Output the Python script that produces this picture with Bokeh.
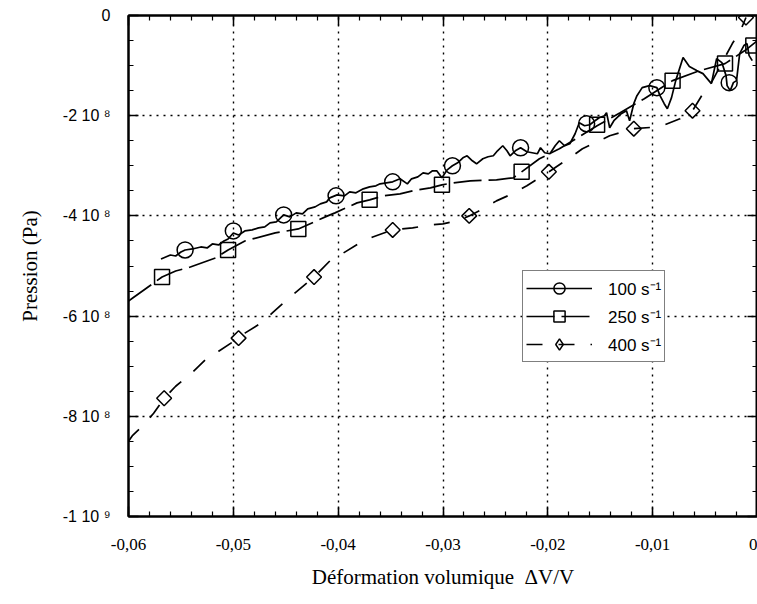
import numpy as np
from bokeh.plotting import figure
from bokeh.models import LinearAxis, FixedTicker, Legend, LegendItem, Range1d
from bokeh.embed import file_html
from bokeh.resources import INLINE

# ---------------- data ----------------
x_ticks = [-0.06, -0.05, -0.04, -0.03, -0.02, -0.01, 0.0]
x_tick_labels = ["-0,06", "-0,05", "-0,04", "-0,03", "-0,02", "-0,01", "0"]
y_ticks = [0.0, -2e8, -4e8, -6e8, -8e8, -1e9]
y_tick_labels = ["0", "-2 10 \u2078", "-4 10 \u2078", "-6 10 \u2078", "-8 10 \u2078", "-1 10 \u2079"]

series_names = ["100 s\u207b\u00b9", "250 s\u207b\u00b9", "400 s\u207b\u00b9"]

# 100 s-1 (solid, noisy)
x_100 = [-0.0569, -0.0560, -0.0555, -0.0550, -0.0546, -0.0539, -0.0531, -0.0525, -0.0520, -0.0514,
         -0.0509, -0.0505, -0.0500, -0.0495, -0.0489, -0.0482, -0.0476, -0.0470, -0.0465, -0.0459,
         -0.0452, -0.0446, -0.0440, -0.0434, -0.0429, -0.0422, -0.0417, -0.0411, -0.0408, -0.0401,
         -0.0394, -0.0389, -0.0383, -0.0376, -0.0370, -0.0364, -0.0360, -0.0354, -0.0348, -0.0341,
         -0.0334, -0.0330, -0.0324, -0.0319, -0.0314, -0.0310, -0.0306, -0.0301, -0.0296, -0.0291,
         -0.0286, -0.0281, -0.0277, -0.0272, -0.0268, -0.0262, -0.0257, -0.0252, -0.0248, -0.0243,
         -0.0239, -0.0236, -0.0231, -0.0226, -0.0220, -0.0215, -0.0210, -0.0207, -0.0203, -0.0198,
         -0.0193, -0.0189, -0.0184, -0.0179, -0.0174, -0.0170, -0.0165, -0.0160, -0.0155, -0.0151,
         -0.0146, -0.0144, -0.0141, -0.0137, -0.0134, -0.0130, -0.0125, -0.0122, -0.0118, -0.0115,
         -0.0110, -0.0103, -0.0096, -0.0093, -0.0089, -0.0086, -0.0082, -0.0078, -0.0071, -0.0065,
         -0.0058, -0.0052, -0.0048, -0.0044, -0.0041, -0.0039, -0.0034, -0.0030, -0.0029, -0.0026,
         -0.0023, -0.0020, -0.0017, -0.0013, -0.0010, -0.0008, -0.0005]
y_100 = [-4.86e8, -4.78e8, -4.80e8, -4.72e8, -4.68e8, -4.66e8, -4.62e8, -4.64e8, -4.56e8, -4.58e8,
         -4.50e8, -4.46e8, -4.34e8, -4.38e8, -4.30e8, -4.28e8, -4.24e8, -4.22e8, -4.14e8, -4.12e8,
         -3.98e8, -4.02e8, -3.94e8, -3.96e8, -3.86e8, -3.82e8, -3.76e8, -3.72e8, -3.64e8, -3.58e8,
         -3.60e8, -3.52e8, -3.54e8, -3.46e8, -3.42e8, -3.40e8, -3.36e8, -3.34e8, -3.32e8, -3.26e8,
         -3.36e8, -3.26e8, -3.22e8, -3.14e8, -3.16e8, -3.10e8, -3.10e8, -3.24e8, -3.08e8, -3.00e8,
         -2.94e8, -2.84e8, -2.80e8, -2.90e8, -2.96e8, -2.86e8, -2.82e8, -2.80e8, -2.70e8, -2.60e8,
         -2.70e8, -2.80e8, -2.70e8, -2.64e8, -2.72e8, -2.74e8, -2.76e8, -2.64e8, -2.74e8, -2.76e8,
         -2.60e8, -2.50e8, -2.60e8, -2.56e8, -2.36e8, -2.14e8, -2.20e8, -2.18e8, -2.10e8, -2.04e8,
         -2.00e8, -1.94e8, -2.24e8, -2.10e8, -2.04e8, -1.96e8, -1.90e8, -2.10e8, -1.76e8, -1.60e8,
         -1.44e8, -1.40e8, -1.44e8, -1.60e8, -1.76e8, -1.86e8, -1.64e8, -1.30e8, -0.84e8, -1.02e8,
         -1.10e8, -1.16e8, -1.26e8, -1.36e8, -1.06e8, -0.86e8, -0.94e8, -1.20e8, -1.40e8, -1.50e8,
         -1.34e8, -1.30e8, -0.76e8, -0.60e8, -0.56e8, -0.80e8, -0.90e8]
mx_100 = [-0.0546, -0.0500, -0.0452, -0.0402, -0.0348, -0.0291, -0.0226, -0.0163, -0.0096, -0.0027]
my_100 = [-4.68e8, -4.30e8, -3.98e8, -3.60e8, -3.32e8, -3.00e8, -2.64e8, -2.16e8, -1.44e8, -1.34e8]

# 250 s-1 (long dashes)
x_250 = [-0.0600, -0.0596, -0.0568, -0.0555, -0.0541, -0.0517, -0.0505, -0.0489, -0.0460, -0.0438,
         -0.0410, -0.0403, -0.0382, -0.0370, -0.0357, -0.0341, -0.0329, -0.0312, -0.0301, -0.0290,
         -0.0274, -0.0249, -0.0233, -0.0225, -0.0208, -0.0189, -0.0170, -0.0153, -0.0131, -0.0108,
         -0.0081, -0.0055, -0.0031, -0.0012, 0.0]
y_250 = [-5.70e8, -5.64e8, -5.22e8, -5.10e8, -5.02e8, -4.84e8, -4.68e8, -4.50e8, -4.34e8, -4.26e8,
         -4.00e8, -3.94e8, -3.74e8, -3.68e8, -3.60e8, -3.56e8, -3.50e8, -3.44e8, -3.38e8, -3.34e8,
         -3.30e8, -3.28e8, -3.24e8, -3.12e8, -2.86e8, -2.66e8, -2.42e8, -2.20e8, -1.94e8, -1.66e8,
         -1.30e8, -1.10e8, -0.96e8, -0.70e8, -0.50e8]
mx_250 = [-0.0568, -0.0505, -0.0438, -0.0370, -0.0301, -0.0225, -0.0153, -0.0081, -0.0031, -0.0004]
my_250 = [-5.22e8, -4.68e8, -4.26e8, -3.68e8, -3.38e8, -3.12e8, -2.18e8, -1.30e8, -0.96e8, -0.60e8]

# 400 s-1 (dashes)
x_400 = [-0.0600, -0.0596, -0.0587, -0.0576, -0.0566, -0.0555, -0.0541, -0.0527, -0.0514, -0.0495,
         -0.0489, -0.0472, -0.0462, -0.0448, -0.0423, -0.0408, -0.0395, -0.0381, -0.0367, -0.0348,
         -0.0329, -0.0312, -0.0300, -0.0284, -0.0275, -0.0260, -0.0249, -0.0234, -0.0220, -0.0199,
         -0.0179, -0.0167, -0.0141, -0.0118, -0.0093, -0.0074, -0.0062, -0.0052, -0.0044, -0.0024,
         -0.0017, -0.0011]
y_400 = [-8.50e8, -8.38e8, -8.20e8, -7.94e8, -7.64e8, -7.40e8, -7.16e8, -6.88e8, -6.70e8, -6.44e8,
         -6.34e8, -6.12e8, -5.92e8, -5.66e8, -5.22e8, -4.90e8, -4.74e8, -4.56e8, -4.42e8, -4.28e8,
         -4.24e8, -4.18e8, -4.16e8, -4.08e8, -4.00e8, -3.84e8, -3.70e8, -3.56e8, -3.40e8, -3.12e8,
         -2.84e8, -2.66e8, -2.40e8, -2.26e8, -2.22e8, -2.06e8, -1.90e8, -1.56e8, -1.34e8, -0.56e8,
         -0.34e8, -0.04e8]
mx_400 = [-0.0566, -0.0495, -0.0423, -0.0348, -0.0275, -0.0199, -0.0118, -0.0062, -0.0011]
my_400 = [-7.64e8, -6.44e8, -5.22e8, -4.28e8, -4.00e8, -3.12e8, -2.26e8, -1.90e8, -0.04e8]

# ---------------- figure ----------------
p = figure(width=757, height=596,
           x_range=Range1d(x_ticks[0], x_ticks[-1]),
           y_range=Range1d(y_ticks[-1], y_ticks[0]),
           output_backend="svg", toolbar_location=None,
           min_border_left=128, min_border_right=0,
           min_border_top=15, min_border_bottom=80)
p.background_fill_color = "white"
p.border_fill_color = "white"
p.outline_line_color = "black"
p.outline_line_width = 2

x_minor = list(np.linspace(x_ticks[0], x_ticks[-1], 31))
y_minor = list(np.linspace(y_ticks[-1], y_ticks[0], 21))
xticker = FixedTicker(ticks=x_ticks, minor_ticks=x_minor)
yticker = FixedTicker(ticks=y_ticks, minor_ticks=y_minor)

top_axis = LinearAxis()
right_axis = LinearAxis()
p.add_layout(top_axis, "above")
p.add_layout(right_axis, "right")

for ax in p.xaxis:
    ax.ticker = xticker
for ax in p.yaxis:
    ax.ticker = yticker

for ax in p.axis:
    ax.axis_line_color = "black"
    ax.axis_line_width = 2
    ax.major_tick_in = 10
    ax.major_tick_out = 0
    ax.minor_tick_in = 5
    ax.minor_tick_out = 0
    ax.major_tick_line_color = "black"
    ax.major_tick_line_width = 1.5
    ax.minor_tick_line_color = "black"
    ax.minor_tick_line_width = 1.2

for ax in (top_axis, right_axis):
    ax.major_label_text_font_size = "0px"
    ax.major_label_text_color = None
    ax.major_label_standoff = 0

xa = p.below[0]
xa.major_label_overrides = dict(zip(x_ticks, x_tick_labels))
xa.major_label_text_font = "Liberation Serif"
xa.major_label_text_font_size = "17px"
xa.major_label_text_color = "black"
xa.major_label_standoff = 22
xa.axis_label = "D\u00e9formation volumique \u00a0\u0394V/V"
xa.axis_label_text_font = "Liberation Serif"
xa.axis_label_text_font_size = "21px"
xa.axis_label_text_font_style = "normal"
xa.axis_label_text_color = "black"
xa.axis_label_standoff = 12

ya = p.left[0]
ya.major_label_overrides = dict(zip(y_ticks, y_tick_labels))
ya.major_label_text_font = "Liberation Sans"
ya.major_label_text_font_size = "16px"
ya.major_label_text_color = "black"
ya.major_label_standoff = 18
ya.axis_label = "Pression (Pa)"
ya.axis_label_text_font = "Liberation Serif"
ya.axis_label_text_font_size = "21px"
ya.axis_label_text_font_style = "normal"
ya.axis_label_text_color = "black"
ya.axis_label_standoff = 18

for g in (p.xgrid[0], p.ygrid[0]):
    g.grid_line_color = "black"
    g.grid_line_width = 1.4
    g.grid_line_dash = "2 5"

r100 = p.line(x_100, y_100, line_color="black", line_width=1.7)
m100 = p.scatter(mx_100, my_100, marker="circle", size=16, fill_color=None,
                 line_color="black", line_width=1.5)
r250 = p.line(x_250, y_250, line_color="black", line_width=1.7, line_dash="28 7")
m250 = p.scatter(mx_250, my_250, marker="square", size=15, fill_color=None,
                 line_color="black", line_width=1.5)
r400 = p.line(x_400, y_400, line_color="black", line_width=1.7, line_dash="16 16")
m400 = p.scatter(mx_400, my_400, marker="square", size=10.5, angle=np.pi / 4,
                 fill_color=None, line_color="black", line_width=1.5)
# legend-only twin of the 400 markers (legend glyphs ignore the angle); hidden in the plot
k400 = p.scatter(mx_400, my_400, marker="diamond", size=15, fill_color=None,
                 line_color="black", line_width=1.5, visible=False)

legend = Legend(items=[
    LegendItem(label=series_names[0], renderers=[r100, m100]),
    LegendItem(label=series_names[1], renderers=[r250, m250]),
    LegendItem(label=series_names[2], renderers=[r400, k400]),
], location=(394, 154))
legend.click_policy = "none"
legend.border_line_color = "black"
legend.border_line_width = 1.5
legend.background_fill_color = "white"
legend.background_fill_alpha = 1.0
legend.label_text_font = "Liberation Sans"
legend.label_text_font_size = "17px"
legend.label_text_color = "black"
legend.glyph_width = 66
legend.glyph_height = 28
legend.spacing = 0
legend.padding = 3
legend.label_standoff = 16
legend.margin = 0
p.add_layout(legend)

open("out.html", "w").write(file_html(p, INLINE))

▸ **YOUR GOAL**: Pictures excluded, repeat exactly the lines from the top of the material through the line with "from bokeh.resources import INLINE", including both of those lines.

▸ **CORRECT OUTPUT**:
Output the Python script that produces this picture with Bokeh.
import numpy as np
from bokeh.plotting import figure
from bokeh.models import LinearAxis, FixedTicker, Legend, LegendItem, Range1d
from bokeh.embed import file_html
from bokeh.resources import INLINE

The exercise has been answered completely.